Indeed the comment isn't really accurate anymore. Still we might want to Sleep(), which is more similar to what we end up doing in wined3d_cs_wait_event(). I'll do some testing.
Except that Sleep(0) and NtYieldExecution() basically do the same thing right now (I had forgot how the whole NtDelayExecution() / NtYieldExecution() thing went). NtDelayExecution(TRUE, ...) / server_wait() or similar seems a bit heavy handed here and I'm not sure we have any interesting alternative.
Yeah, that would be in part 2 or 3 of the series :smile: We can probably just go ahead and get rid of the spinning entirely but I preferred to put the least controversial stuff at the front and get rid of most of the CPU cycles waste by the end of the first part. As I remember it, I didn't find downsides to just never spinning at the time, but then I recently found some other place in wined3d where maybe spinning a bit before waiting is a good idea. I'll reevaluate all that after this MR is done with.
Agreed, I was definitely going to sign off on the commit anyway, I just wanted to know what the way forward from there looked like.
Except that Sleep(0) and NtYieldExecution() basically do the same thing right now (I had forgot how the whole NtDelayExecution() / NtYieldExecution() thing went). NtDelayExecution(TRUE, ...) / server_wait() or similar seems a bit heavy handed here and I'm not sure we have any interesting alternative.
Yeah, so right now the choice is I think between sched_yield() and select(0). I don't have an understanding of the problem so I don't know which one we want. I'll leave it to your testing, assuming you can come up with interesting results :-)

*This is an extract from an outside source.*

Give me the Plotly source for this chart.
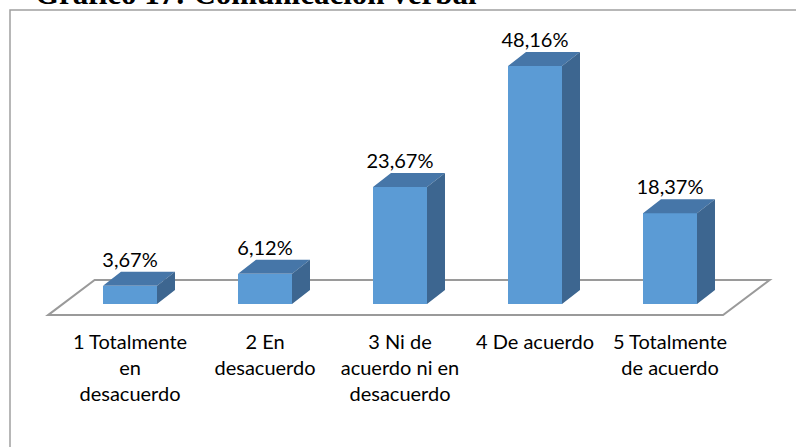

This merge request was approved by Zebediah Figura.
Yeah, so right now the choice is I think between sched_yield() and select(0). I don't have an understanding of the problem so I don't know which one we want. I'll leave it to your testing, assuming you can come up with interesting results :-)
I don't know that there is any understanding to be had aside from empirically trying all the options and observing if there is any significant difference :smile:
This merge request was approved by Jan Sikorski.